A teenager exacts revenge on her sister’s cyber stalker in Sarah Pirozek’s socially-conscious thriller.
You can guess from both the title’s hashtag, and from its verbal association with internet approval, that there will be an online dimension to Sarah Pirozek’s debut feature #Like, but it opens, and mostly stays, in the real world. The setting is Woodstock, New York State. We first see Rosie (Sarah Rich) engaged in that all-American activity of female teen display, cheerleading. She is a smiling, seemingly happy adolescent who moves and gyrates and dances in the company of other women.
Then, she wanders off from the group, her separateness from them clearly captured in wide shot as the title appears on screen. Rosie joins her mother Melissa (Marin Gazzaniga), who is waiting for her in the car and obviously, audibly weeping. Both mother and daughter are caught in their loss and struggling to move on from the death, exactly one year earlier, of Rosie’s younger sister Amelia (Samantha Nicole Dunn).
Breaking into Amelia’s old social media accounts, Rosie discovers the man who cyber-stalked her, setting off a chain of events that led to her death. When the local police show no interest in the dossier that Rosie has compiled, she decides to lay a honey trap, and to force her sister’s tormentor into a confession. With help from Rory (Dakota Lustick), Rosie lures @AndrewTamesUnicorns into an online chat and, despite the great care he takes in concealing his identity, pieces together what little evidence he presents to find, through detective work and dumb luck, his offline equivalent (Marc Menchaca): an unmarried building contractor who lives alone and hangs out with his camera in children’s playgrounds. Easily baiting him into a trap while her mother is away on a work trip, Rosie chains him up in the bomb shelter behind the house, and as she vents her anger, grief and guilt, they exchange stories.
Seen in the online video logs that she posted, Amelia is like Kayla Day, the sweet, gawky and anxious heroine of Bo Burnham’s Eighth Grade, just looking for attention and friendship and acceptance – except that the fact of Amelia’s death makes it clear that things have gone very wrong for her, in ways that, ever so slowly, the film will reveal. Rosie’s own endeavours – a complicated (not-quite) rape-revenge by proxy – draw on David Slade’s Hard Candy and to an extent Robert Lieberman’s The Tortured, as the film challenges the viewer to question whether, for all her target’s status as a paedophile and cyberbully, Rosie is doing the right thing, or even whether Rosie has the right man. In this way, #Like constantly interrogates the values of its own vigilantism, while testing our moral allegiances.
Pirozek never forgets that her protagonist is a teenager.

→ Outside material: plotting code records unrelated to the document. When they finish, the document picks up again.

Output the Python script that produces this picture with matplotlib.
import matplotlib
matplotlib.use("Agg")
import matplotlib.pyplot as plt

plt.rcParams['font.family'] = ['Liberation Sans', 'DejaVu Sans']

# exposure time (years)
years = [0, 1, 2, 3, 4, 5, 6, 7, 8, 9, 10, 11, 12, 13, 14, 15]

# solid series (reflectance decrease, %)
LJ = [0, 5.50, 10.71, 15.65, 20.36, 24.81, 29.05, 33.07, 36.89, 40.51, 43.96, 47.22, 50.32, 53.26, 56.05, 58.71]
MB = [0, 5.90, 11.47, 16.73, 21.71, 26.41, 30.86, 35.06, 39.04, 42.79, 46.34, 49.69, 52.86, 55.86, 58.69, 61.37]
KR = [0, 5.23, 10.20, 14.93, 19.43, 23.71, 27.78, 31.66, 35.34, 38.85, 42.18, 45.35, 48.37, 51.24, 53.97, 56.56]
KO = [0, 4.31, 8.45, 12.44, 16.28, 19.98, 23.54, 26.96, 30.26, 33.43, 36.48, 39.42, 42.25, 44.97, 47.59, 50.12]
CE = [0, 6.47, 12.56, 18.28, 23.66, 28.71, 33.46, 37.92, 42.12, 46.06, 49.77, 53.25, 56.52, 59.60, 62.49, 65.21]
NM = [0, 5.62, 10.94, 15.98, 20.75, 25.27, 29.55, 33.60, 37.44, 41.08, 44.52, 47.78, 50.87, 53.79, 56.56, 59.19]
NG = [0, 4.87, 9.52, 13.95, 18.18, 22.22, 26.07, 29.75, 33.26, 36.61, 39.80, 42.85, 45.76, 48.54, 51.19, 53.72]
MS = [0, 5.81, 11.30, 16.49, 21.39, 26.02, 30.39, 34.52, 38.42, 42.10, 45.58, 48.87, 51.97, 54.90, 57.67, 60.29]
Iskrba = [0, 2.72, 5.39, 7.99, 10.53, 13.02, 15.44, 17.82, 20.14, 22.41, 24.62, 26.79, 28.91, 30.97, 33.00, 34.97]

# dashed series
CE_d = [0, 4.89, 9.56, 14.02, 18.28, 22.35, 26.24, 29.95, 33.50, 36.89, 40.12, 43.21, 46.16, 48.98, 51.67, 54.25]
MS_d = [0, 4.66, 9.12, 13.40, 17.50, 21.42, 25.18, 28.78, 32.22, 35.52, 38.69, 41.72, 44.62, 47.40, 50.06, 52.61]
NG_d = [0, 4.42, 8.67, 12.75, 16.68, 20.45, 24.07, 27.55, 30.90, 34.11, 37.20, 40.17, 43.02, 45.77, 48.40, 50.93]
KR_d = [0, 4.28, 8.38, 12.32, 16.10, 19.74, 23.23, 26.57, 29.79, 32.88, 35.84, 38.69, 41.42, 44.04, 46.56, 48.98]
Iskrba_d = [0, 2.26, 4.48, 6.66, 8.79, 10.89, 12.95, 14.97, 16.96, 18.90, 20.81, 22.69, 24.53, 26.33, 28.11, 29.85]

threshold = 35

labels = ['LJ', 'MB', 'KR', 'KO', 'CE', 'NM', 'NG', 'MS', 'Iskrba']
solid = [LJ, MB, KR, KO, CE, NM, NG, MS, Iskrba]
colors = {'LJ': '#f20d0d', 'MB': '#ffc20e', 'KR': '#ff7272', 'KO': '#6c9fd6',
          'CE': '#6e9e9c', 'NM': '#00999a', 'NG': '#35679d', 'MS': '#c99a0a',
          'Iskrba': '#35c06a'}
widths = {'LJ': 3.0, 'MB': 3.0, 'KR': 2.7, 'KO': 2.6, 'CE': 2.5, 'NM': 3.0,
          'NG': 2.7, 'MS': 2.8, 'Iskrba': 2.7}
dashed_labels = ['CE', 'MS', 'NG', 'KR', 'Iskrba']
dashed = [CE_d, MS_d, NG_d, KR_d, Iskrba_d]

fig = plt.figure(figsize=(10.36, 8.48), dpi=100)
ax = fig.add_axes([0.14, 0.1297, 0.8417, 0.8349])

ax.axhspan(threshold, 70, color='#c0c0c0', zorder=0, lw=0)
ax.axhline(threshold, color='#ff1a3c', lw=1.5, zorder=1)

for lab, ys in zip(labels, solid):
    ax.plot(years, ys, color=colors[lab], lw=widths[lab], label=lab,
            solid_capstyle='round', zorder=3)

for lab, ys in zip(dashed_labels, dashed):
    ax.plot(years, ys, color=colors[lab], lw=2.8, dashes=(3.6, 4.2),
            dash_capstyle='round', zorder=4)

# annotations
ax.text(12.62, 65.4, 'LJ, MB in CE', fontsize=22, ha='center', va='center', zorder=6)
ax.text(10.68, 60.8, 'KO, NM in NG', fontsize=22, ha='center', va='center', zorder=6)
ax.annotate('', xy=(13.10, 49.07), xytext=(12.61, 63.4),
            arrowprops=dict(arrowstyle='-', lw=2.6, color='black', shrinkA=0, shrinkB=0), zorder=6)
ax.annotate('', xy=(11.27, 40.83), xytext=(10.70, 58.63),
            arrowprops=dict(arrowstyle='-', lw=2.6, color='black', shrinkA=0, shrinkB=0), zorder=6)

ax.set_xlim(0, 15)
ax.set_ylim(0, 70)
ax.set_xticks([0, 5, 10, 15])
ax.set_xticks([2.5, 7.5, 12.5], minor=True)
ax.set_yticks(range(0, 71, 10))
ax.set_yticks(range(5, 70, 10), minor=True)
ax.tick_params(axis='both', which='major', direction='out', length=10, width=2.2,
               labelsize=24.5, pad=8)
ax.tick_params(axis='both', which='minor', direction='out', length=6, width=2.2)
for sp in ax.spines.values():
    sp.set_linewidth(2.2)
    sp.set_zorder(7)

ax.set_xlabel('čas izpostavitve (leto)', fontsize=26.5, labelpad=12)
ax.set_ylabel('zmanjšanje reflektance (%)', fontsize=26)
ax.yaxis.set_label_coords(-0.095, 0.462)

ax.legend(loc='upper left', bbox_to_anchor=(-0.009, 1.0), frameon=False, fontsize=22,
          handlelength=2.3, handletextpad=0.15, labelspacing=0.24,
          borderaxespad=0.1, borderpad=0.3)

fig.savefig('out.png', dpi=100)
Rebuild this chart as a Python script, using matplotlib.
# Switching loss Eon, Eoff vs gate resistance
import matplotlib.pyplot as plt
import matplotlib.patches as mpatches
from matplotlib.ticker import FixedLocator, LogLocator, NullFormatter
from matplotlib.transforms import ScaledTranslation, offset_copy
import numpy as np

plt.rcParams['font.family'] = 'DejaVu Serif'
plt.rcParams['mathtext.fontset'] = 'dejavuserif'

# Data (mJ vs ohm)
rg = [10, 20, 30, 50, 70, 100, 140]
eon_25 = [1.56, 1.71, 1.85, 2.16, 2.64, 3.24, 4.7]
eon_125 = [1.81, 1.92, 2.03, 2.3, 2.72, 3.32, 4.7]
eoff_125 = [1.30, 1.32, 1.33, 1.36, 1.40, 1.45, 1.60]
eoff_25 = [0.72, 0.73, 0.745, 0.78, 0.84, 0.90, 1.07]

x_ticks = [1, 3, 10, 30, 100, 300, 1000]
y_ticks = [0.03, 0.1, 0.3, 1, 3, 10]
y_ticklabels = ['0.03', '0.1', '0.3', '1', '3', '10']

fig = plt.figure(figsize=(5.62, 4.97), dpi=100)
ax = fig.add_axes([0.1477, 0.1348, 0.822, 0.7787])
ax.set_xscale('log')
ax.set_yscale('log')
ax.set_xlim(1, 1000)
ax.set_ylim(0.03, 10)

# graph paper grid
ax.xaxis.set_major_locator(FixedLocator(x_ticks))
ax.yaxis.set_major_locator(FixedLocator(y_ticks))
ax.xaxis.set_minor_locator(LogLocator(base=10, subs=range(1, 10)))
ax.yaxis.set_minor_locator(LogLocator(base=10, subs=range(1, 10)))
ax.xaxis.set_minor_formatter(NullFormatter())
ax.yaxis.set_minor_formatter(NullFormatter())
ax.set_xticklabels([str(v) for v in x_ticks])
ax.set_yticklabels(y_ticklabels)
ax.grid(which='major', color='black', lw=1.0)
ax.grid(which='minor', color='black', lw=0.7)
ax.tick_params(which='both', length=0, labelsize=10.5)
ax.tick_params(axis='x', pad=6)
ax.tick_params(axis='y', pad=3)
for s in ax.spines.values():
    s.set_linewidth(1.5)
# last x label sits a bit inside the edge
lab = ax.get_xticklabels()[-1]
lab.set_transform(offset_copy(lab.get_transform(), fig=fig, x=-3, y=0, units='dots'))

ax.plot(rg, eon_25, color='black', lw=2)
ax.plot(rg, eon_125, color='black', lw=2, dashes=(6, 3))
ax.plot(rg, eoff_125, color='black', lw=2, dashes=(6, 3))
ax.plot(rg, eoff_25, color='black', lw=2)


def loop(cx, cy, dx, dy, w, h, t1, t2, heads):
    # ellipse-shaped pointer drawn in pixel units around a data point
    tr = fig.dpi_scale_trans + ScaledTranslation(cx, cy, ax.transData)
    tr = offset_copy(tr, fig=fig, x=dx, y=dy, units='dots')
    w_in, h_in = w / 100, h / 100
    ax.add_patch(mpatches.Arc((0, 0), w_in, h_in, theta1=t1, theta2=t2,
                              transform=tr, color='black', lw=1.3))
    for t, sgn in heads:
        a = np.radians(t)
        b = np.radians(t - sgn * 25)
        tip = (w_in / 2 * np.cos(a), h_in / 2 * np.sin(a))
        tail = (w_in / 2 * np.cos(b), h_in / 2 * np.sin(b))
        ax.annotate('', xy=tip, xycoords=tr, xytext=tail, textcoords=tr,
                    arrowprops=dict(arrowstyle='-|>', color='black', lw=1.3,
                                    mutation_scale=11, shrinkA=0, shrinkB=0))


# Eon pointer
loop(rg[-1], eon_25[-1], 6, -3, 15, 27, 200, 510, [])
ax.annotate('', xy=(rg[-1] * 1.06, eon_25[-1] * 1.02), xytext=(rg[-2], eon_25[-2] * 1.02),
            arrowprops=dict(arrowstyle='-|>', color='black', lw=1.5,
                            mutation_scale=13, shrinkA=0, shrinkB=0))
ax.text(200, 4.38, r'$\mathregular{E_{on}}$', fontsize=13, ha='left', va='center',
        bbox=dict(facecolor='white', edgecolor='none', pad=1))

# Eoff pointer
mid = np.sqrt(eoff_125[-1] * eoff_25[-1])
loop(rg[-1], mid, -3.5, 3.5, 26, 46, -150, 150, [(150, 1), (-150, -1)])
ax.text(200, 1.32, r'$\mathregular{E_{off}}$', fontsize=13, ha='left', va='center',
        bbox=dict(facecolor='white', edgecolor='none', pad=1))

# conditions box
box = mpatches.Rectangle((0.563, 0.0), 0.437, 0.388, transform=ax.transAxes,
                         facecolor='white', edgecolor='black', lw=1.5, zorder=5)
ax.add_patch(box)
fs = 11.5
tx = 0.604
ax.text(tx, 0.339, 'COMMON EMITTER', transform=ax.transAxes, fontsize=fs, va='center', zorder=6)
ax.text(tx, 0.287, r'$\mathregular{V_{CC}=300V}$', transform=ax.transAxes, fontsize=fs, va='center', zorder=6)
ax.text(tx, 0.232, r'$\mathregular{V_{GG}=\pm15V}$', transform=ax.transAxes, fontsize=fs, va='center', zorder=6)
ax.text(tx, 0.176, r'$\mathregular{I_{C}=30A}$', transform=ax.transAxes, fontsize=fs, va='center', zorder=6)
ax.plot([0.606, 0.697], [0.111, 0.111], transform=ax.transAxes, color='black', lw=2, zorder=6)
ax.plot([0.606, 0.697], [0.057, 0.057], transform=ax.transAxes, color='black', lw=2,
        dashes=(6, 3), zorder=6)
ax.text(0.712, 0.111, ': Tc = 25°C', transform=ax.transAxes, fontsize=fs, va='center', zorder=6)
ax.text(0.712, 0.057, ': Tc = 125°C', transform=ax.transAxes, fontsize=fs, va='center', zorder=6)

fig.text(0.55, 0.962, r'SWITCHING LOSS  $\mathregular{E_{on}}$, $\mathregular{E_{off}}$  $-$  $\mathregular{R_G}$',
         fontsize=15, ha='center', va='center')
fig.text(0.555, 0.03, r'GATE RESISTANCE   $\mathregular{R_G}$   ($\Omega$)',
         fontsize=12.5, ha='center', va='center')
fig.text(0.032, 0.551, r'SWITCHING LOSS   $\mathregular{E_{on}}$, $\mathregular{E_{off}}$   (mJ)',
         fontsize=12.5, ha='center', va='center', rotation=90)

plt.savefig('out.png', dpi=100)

She is a virgin, and she conducts her investigative work, even tails her prey’s pickup, all on a pushbike – and there is something naive about the vagueness of her aims and her approach to vengeance. It is as though, for all the calculation in her plan, she has, like any teenager, failed to think through the consequences of her actions – or indeed the psychology of entrapment – so that increasingly she too becomes a prisoner of her own scheme.
#Like is at times on the nose. In one scene, Rosie reads out college rape statistics to her drunken friends, and watches online video footage of alt-right meninists. “How do you rape a dude?” asks Stacy (Jolene Marquez) after hearing that male victims are even less likely to come forward and report the crime. Yet if this all feels a bit like a Public Service Announcement, it is also foreshadowing, with rape – both male and female – very much on the agenda.
There is, in fact, no suggestion that Amelia was ever herself raped – although she was manipulated, abused and objectified – but it is nonetheless made clear that both she and Rosie, surrounded by leering men constantly trying to take sexual advantage, have had to navigate an American rape culture. Significantly, a conspicuous US flag hangs over the scene of her attempt, however misguided, to redress the imbalance.
Similarly, perhaps it is a bit too obvious to have the lyric “Do I make you feel uncomfortable?” sung (by the band Juxt) over a scene of gender-inverted degradation (and again over the closing credits). But discomfort and confrontation, as well as some difficult dialectic, are definitely Pirozek’s aims here. “Maybe you didn’t do it, and maybe you did,” Rosie tells her captive. “In a way it kind of feels like we all did.” That is the takeaway message here, as #Like turns the tables on a systemic societal problem with many causes, and many victims.